Request -
Look through the material below for "diagram". Copy every line that contains it.

Supplied data -

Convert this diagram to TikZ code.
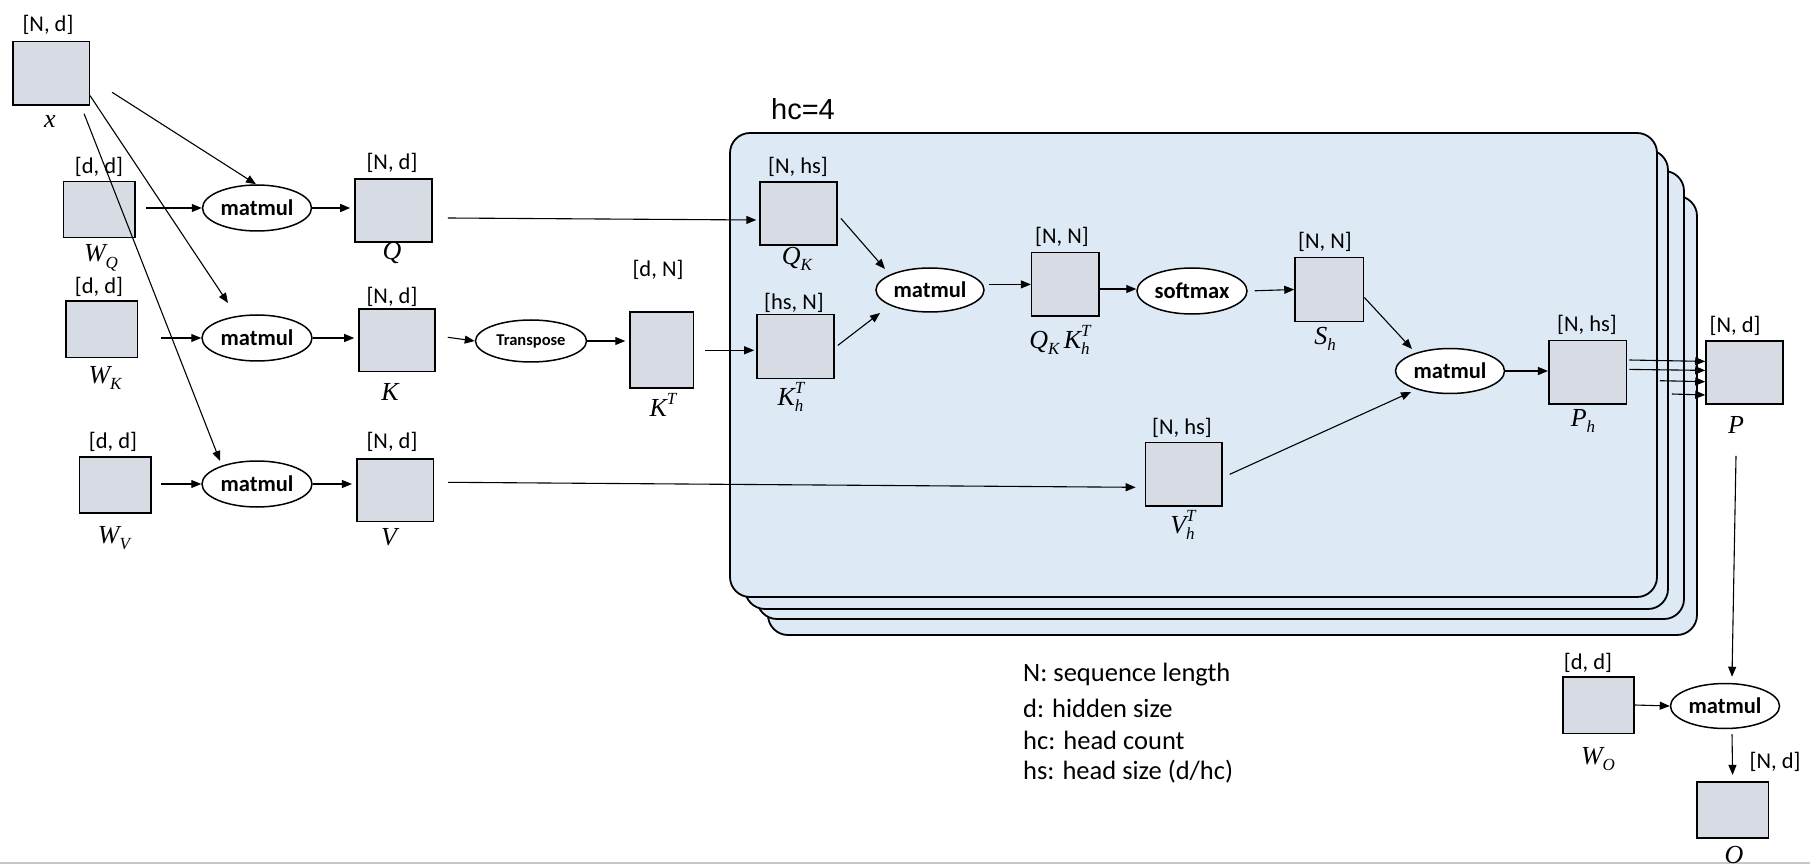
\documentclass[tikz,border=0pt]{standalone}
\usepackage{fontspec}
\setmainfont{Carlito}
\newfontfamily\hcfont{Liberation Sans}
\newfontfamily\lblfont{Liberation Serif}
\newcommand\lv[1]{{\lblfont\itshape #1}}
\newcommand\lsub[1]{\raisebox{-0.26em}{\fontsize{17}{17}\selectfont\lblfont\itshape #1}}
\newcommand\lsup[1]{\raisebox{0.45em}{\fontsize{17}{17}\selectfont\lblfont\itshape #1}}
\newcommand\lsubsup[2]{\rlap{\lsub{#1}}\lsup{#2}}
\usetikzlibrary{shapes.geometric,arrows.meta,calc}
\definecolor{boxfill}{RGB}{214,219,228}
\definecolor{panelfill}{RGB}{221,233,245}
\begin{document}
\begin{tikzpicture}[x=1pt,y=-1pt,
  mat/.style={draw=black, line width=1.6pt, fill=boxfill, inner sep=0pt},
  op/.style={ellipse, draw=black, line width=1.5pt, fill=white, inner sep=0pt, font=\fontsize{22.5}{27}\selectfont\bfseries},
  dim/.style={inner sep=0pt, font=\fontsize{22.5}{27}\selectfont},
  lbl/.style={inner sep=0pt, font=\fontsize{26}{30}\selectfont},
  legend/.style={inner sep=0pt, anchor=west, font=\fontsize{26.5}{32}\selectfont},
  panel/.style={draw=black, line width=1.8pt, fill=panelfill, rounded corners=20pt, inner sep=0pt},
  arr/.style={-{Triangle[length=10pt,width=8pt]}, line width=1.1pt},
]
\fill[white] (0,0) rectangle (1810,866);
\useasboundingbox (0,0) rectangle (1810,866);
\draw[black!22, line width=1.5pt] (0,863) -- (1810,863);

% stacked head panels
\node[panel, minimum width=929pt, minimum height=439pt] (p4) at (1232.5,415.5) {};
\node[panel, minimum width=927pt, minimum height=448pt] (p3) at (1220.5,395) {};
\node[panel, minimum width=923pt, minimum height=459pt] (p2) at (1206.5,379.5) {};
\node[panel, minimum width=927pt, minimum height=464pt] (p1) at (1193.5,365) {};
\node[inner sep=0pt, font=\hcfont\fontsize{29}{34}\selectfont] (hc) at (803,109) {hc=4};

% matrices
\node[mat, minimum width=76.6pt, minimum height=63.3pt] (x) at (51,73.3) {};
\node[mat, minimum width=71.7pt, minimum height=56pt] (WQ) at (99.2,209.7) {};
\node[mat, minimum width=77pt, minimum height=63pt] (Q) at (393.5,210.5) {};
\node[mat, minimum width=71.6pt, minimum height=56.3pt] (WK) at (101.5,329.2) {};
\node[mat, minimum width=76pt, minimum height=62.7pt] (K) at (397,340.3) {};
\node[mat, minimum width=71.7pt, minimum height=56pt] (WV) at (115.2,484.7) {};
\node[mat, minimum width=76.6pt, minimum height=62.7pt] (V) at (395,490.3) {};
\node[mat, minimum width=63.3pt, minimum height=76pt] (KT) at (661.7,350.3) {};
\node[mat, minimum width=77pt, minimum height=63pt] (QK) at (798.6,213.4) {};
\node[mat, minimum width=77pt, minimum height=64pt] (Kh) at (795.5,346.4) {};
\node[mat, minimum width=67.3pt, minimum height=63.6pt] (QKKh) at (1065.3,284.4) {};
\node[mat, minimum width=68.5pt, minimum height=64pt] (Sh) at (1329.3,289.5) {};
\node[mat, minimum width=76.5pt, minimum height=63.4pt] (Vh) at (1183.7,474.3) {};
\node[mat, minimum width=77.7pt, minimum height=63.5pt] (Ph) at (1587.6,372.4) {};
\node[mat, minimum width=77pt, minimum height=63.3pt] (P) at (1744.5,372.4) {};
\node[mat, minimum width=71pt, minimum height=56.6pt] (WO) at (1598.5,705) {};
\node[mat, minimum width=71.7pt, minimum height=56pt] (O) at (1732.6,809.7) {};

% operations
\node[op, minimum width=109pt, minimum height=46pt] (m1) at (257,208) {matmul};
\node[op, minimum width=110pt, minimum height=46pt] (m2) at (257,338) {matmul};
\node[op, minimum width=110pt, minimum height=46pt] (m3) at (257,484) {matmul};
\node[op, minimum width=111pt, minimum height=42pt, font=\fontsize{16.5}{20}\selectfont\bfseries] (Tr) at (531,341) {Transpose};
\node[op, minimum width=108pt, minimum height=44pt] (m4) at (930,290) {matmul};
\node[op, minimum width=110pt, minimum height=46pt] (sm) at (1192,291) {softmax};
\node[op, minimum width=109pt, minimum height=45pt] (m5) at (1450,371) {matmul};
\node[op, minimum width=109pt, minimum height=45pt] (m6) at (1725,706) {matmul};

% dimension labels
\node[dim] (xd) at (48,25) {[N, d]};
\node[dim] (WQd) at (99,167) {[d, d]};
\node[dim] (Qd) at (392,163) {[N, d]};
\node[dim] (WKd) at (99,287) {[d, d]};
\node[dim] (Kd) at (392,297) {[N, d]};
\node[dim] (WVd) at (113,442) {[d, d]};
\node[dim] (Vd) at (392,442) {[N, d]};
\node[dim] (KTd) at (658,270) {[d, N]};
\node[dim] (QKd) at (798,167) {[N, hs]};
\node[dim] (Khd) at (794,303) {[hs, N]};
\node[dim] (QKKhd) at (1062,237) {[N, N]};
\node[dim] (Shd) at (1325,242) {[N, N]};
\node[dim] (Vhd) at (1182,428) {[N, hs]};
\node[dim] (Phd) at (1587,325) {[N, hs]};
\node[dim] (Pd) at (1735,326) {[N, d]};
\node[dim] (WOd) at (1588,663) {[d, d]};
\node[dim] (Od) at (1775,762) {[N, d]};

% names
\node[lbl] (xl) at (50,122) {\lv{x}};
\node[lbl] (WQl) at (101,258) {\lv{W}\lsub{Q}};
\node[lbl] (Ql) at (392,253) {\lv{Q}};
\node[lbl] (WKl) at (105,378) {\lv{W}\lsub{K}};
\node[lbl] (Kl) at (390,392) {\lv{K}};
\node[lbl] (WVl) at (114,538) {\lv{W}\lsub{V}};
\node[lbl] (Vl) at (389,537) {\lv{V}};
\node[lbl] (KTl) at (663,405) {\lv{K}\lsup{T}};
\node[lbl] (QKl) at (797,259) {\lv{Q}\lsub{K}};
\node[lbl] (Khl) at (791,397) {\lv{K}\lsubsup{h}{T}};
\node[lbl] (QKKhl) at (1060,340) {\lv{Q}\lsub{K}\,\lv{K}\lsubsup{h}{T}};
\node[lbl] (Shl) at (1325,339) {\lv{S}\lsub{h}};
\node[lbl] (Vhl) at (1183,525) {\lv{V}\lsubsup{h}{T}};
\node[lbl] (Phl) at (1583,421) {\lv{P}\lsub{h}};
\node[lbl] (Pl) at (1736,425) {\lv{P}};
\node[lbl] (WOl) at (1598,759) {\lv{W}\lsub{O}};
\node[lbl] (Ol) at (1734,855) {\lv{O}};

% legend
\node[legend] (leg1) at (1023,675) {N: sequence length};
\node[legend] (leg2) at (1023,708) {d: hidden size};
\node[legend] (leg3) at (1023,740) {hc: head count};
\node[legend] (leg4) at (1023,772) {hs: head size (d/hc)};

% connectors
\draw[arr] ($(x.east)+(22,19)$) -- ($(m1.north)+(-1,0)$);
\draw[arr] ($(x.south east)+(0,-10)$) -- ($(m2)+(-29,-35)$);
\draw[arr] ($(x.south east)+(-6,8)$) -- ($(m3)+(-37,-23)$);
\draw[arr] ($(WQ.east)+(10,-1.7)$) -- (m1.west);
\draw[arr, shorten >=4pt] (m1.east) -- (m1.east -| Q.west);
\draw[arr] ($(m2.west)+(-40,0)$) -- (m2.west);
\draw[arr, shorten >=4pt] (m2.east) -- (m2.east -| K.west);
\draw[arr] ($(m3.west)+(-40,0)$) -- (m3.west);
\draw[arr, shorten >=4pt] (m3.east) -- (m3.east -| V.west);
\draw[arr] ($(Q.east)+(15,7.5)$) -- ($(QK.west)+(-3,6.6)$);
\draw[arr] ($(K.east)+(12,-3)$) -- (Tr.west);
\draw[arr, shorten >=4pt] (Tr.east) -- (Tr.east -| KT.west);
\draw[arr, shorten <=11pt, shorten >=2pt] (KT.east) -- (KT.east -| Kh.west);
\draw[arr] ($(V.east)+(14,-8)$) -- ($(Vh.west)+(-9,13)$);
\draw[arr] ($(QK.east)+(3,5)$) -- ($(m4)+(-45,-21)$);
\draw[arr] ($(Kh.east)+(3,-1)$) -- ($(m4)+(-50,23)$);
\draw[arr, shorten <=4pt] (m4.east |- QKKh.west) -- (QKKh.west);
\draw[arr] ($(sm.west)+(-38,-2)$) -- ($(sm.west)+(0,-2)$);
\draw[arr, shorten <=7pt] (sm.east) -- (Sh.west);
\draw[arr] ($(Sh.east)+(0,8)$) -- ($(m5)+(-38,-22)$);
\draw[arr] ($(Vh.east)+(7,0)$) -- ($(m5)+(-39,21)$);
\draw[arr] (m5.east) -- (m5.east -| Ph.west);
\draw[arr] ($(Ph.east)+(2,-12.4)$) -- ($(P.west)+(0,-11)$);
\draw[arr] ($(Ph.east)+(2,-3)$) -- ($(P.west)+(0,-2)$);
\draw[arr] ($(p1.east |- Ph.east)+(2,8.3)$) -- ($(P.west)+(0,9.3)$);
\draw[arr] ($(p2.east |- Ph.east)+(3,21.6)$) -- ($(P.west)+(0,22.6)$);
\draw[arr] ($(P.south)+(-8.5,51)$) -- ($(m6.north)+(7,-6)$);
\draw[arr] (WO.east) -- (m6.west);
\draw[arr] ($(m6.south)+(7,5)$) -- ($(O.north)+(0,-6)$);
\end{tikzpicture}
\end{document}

==

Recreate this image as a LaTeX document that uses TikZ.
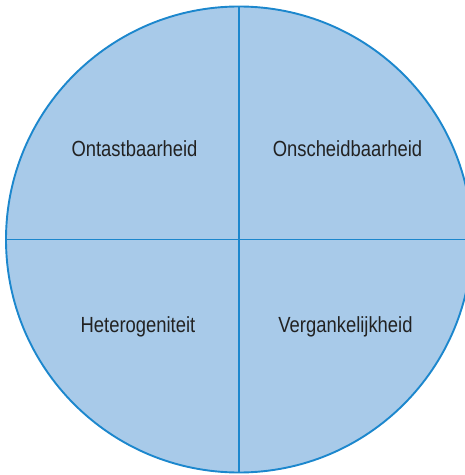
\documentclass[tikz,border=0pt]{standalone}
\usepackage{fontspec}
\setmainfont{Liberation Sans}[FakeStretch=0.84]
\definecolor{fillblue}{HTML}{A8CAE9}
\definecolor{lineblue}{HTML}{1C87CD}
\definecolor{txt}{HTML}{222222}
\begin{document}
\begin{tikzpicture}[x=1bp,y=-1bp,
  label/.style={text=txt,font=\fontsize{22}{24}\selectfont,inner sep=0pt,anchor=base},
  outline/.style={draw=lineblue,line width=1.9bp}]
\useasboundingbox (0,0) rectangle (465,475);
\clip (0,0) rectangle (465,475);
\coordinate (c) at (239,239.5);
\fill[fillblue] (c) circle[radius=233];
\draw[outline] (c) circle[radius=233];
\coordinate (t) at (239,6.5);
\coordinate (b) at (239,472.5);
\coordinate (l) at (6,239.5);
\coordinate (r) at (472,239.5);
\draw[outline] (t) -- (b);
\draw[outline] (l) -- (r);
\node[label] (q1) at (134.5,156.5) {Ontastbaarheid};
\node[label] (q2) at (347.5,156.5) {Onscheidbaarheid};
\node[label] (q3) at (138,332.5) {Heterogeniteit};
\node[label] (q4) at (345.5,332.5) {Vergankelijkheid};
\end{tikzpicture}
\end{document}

--

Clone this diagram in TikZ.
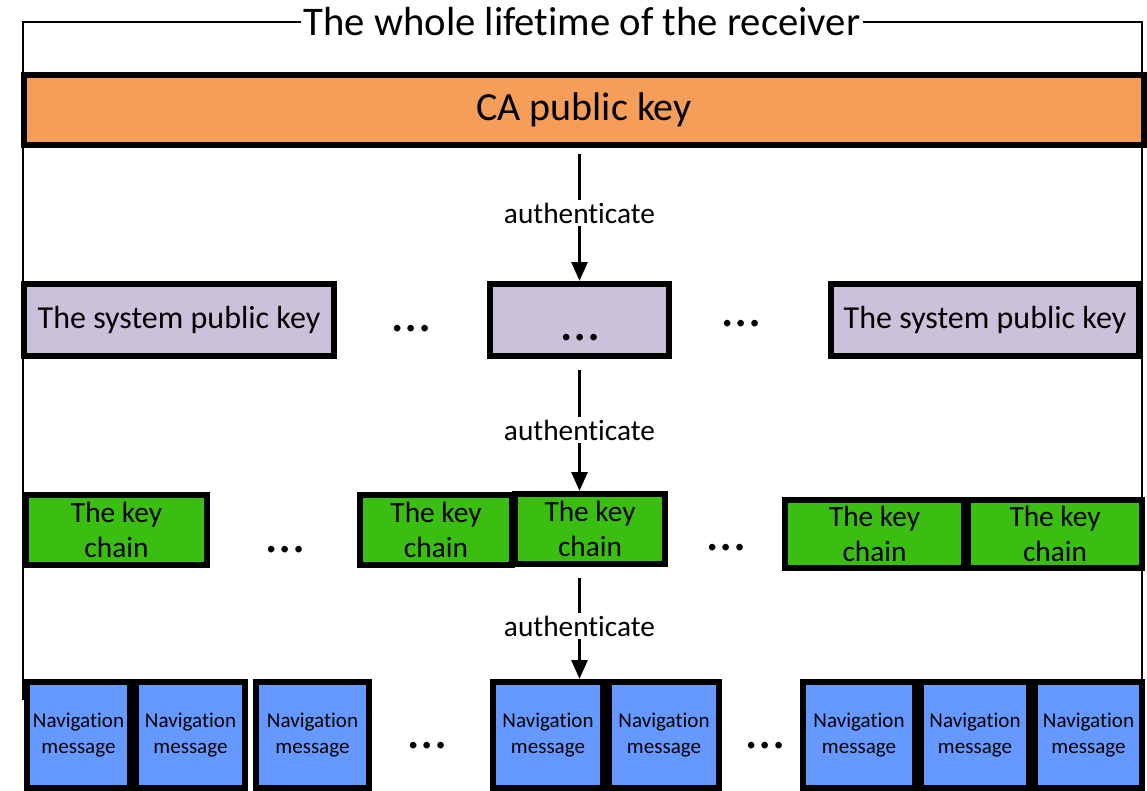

Final answer -
Convert this diagram to TikZ code.
Clone this diagram in TikZ.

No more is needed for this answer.